Author’s words | ||||
The best thing of all to play with | under the stretching-out sky | at the edge of the no-go desert… | is | me and my brother’s bike. |
Our words | ||||
The best thing of all to play with | submerged in the warm soapy tub | in the steamy bathroom | is | my yellow rubber duck. |
Follow with a series of lessons modelling how to innovate on the language, creating sentences as a group and recording the sentences for reference. Create a class book or shared text where each student has a page to showcase their innovated sentence. Publish the book and share.

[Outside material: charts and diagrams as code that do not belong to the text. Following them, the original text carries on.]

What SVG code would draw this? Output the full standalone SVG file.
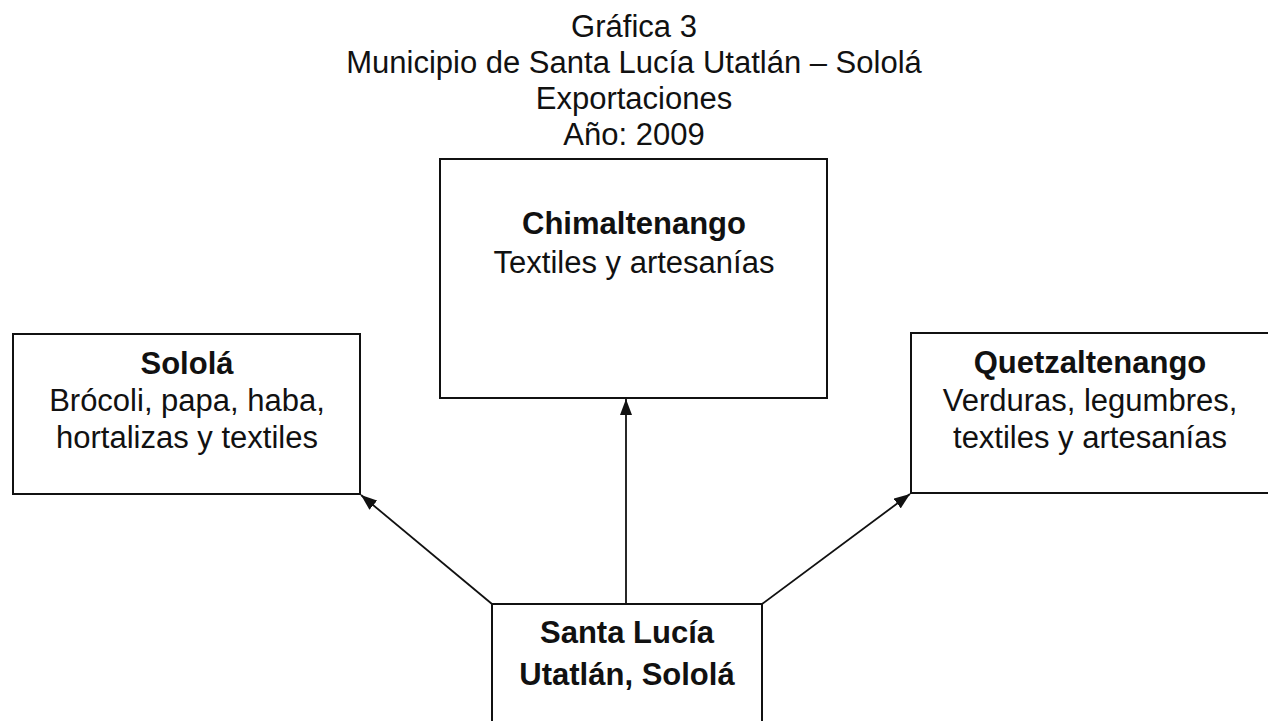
<svg xmlns="http://www.w3.org/2000/svg" width="1268" height="721" viewBox="0 0 1268 721">
<style>
text{font-family:"Liberation Sans",Arial,sans-serif;font-size:31px;fill:#111;text-anchor:middle}
.b{font-weight:bold}
.box{fill:#fff;stroke:#111;stroke-width:2}
.conn{stroke:#111;stroke-width:1.8;fill:none}
</style>
<defs>
<marker id="ah" viewBox="0 0 16 12" refX="16" refY="6" markerWidth="16" markerHeight="12" markerUnits="userSpaceOnUse" orient="auto">
<path d="M0,0 L16,6 L0,12 Z" fill="#111"/>
</marker>
</defs>
<rect width="1268" height="721" fill="#fff"/>
<g id="title">
<text x="634" y="37">Gráfica 3</text>
<text x="634" y="73">Municipio de Santa Lucía Utatlán – Sololá</text>
<text x="634" y="109">Exportaciones</text>
<text x="634" y="145">Año: 2009</text>
</g>
<g id="connectors">
<line class="conn" x1="492" y1="604" x2="361" y2="495" marker-end="url(#ah)"/>
<line class="conn" x1="626" y1="604" x2="626" y2="399" marker-end="url(#ah)"/>
<line class="conn" x1="762" y1="604" x2="910" y2="494" marker-end="url(#ah)"/>
</g>
<g id="chimaltenango">
<rect class="box" x="440" y="159" width="387" height="239"/>
<text class="b" x="634" y="234">Chimaltenango</text>
<text x="634" y="273">Textiles y artesanías</text>
</g>
<g id="solola">
<rect class="box" x="13" y="334" width="347" height="160"/>
<text class="b" x="187" y="374">Sololá</text>
<text x="187" y="411">Brócoli, papa, haba,</text>
<text x="187" y="448">hortalizas y textiles</text>
</g>
<g id="quetzaltenango">
<rect class="box" x="911" y="333" width="370" height="160"/>
<text class="b" x="1090" y="373">Quetzaltenango</text>
<text x="1090" y="411">Verduras, legumbres,</text>
<text x="1090" y="448">textiles y artesanías</text>
</g>
<g id="santalucia">
<rect class="box" x="492" y="604" width="270" height="140"/>
<text class="b" x="627" y="643">Santa Lucía</text>
<text class="b" x="627" y="685">Utatlán, Sololá</text>
</g>
</svg>
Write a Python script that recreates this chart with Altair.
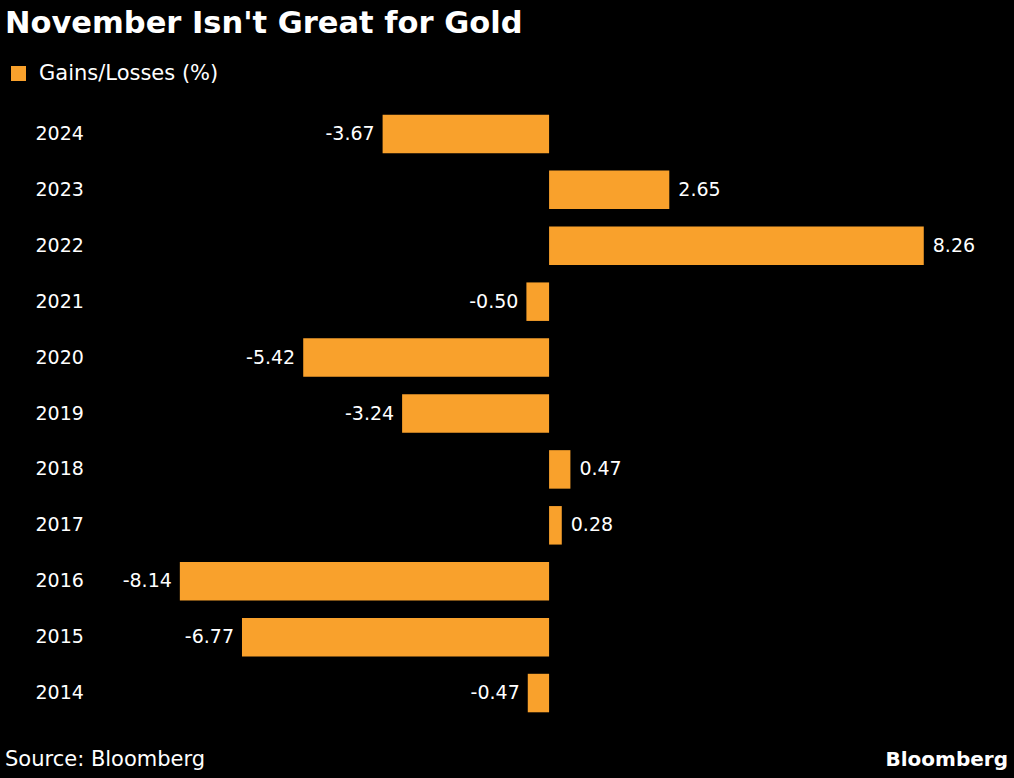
import altair as alt
import pandas as pd

years = ["2024", "2023", "2022", "2021", "2020", "2019", "2018", "2017", "2016", "2015", "2014"]
changes = [-3.67, 2.65, 8.26, -0.50, -5.42, -3.24, 0.47, 0.28, -8.14, -6.77, -0.47]
series_name = "Gains/Losses (%)"

ORANGE = "#f9a12c"
FONT = "DejaVu Sans"

df = pd.DataFrame({"year": years, "value": changes, "series": series_name})
df["label"] = df["value"].map(lambda v: f"{v:.2f}")

y_enc = alt.Y(
    "year:N",
    sort=years,
    title=None,
    scale=alt.Scale(paddingInner=0.31, paddingOuter=0.155),
    axis=alt.Axis(
        orient="left",
        labelAlign="left",
        labelPadding=65,
        labelFont=FONT,
        labelFontSize=19,
        labelColor="#ffffff",
        ticks=False,
        domain=False,
        grid=False,
    ),
)
x_scale = alt.Scale(domain=[-9.9, 9.72], nice=False, zero=False)

bars = alt.Chart(df).mark_bar(size=38.5).encode(
    y=y_enc,
    x=alt.X("value:Q", scale=x_scale, axis=None),
    x2=alt.datum(0),
    color=alt.Color(
        "series:N",
        scale=alt.Scale(domain=[series_name], range=[ORANGE]),
        legend=alt.Legend(
            title=None,
            orient="none",
            legendX=-92,
            legendY=-43,
            symbolType="square",
            symbolSize=225,
            symbolStrokeWidth=0,
            labelFont=FONT,
            labelFontSize=21,
            labelColor="#ffffff",
            labelOffset=10,
            labelLimit=400,
        ),
    ),
)

pos_labels = alt.Chart(df).transform_filter("datum.value >= 0").mark_text(
    align="left", baseline="middle", dx=9, font=FONT, fontSize=19, color="#ffffff"
).encode(y=alt.Y("year:N", sort=years), x=alt.X("value:Q", scale=x_scale), text="label:N")

neg_labels = alt.Chart(df).transform_filter("datum.value < 0").mark_text(
    align="right", baseline="middle", dx=-8, font=FONT, fontSize=19, color="#ffffff"
).encode(y=alt.Y("year:N", sort=years), x=alt.X("value:Q", scale=x_scale), text="label:N")

source = alt.Chart(df.head(1)).mark_text(
    align="left", baseline="alphabetic", font=FONT, fontSize=21, color="#ffffff", text="Source: Bloomberg"
).encode(x=alt.value(-95), y=alt.value(660))

brand = alt.Chart(df.head(1)).mark_text(
    align="right", baseline="alphabetic", font=FONT, fontSize=20, fontWeight="bold",
    color="#ffffff", text="Bloomberg"
).encode(x=alt.value(908), y=alt.value(660))

chart = (
    alt.layer(bars, pos_labels, neg_labels, source, brand)
    .properties(
        width=890,
        height=615,
        autosize=alt.AutoSizeParams(type="none"),
        padding={"left": 100, "top": 106, "right": 24, "bottom": 57},
        background="#000000",
        title=alt.TitleParams(
            "November Isn't Great for Gold",
            anchor="start",
            frame="group",
            font=FONT,
            fontSize=30.5,
            fontWeight="bold",
            color="#ffffff",
            baseline="alphabetic",
            dx=-95,
            offset=0,
        ),
    )
    .configure_view(stroke=None)
)

chart.save("out.html", embed_options={"renderer": "svg", "actions": False})
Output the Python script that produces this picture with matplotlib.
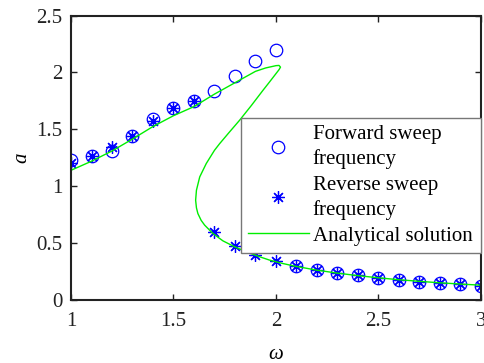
import matplotlib.pyplot as plt

plt.rcParams['font.family'] = ['Liberation Serif', 'DejaVu Serif']

# forward sweep: omega goes up, jumps down after 2.0
fwd_w = [1.0, 1.1, 1.2, 1.3, 1.4, 1.5, 1.6, 1.7, 1.8, 1.9, 2.0,
         2.1, 2.2, 2.3, 2.4, 2.5, 2.6, 2.7, 2.8, 2.9, 3.0]
fwd_a = [1.23, 1.27, 1.31, 1.44, 1.59, 1.69, 1.75, 1.84, 1.97, 2.10, 2.20,
         0.30, 0.263, 0.237, 0.219, 0.196, 0.175, 0.161, 0.146, 0.137, 0.126]

# reverse sweep: omega goes down, jumps up after 1.7
rev_w = [3.0, 2.9, 2.8, 2.7, 2.6, 2.5, 2.4, 2.3, 2.2, 2.1, 2.0, 1.9, 1.8, 1.7,
         1.6, 1.5, 1.4, 1.3, 1.2, 1.1, 1.0]
rev_a = [0.126, 0.137, 0.146, 0.161, 0.175, 0.196, 0.219, 0.237, 0.263, 0.30,
         0.342, 0.395, 0.476, 0.60,
         1.75, 1.69, 1.57, 1.44, 1.345, 1.27, 1.20]

# analytical frequency response curve (upper, unstable and lower branches)
ana_w = [1.0, 1.1, 1.2, 1.3, 1.4, 1.5, 1.6, 1.7, 1.8, 1.9, 1.95, 2.0, 2.015,
         2.022, 2.015, 2.0, 1.97, 1.936, 1.88, 1.822, 1.77, 1.725, 1.70, 1.66,
         1.628, 1.612, 1.608, 1.612, 1.619, 1.635, 1.652, 1.692, 1.741, 1.798,
         1.855, 1.92, 1.968, 2.03, 2.09, 2.2, 2.3, 2.4, 2.5, 2.6, 2.7, 2.8,
         2.9, 3.0]
ana_a = [1.14, 1.22, 1.31, 1.415, 1.525, 1.62, 1.70, 1.81, 1.91, 2.01, 2.04,
         2.06, 2.062, 2.047, 2.025, 1.99, 1.92, 1.842, 1.71, 1.579, 1.47, 1.374,
         1.316, 1.20, 1.082, 0.965, 0.877, 0.81, 0.76, 0.70, 0.658, 0.585,
         0.52, 0.468, 0.424, 0.38, 0.351, 0.322, 0.298, 0.262, 0.236, 0.214,
         0.195, 0.178, 0.164, 0.151, 0.140, 0.130]

fig = plt.figure(figsize=(4.84, 3.63), dpi=100)
ax = fig.add_axes([0.1467, 0.1736, 0.847, 0.7834])

ax.plot(fwd_w, fwd_a, linestyle='none', marker='o', markersize=9,
        markerfacecolor='none', markeredgecolor='b', markeredgewidth=0.9,
        label='Forward sweep\nfrequency')
ax.plot(rev_w, rev_a, linestyle='none', marker=(8, 2, 0), markersize=9,
        color='b', markeredgewidth=0.9, label='Reverse sweep\nfrequency')
ax.plot(ana_w, ana_a, color='#00ee00', linewidth=1.0,
        label='Analytical solution')

ax.set_xlim(1, 3)
ax.set_ylim(0, 2.5)
ax.set_xticks([1, 1.5, 2, 2.5, 3])
ax.set_xticklabels(['1', '1.5', '2', '2.5', '3'])
ax.set_yticks([0, 0.5, 1, 1.5, 2, 2.5])
ax.set_yticklabels(['0', '0.5', '1', '1.5', '2', '2.5'])
ax.tick_params(direction='in', top=True, right=True, length=4, width=1,
               labelsize=15, colors='#222222')
ax.tick_params(axis='x', pad=9)
ax.tick_params(axis='y', pad=6)
for s in ax.spines.values():
    s.set_linewidth(1.5)
    s.set_color('#222222')

ax.set_xlabel('ω', fontsize=15, style='italic', labelpad=10)
ax.set_ylabel('a', fontsize=15, style='italic', labelpad=4)

leg = ax.legend(loc='upper left', bbox_to_anchor=(0.4146, 0.176, 0.5854, 0.465),
                mode='expand', fontsize=15,
                frameon=True, fancybox=False, framealpha=1, edgecolor='#777777',
                handlelength=2.9, handletextpad=0.2, labelspacing=0.3,
                borderpad=0.35, borderaxespad=0)
leg.get_frame().set_linewidth(1.0)
for t in leg.get_texts():
    t.set_linespacing(1.36)

fig.savefig('out.png', dpi=100)
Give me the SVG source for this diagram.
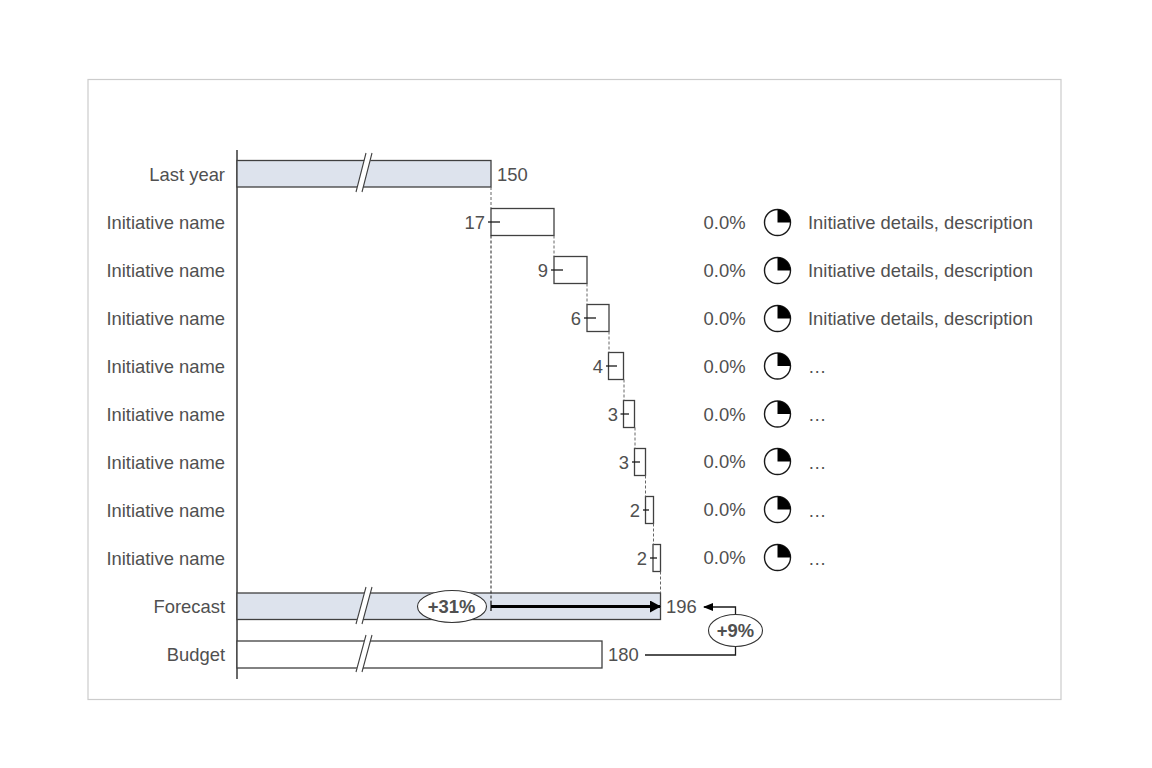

(ACELT1832) (ACELA1451) (EN1-2A) (EN1-4A)
Rich assessment task
Character Interview
After sharing the text and learning experiences with the group, ask the students to identify a favourite part or character in the book to discuss in a hot seat. Encourage students to provide an explanation about why they like that scene or character.
The teacher may like to watch this video for some ideas on character development.
Prompt students to create a list of questions they could ask their character from the text. In pairs or small groups have students take turns to play the role of the ‘character’ and ‘interviewer’. Encourage the characters being interviewed to consider how they might respond to the questions based on what they know from the text.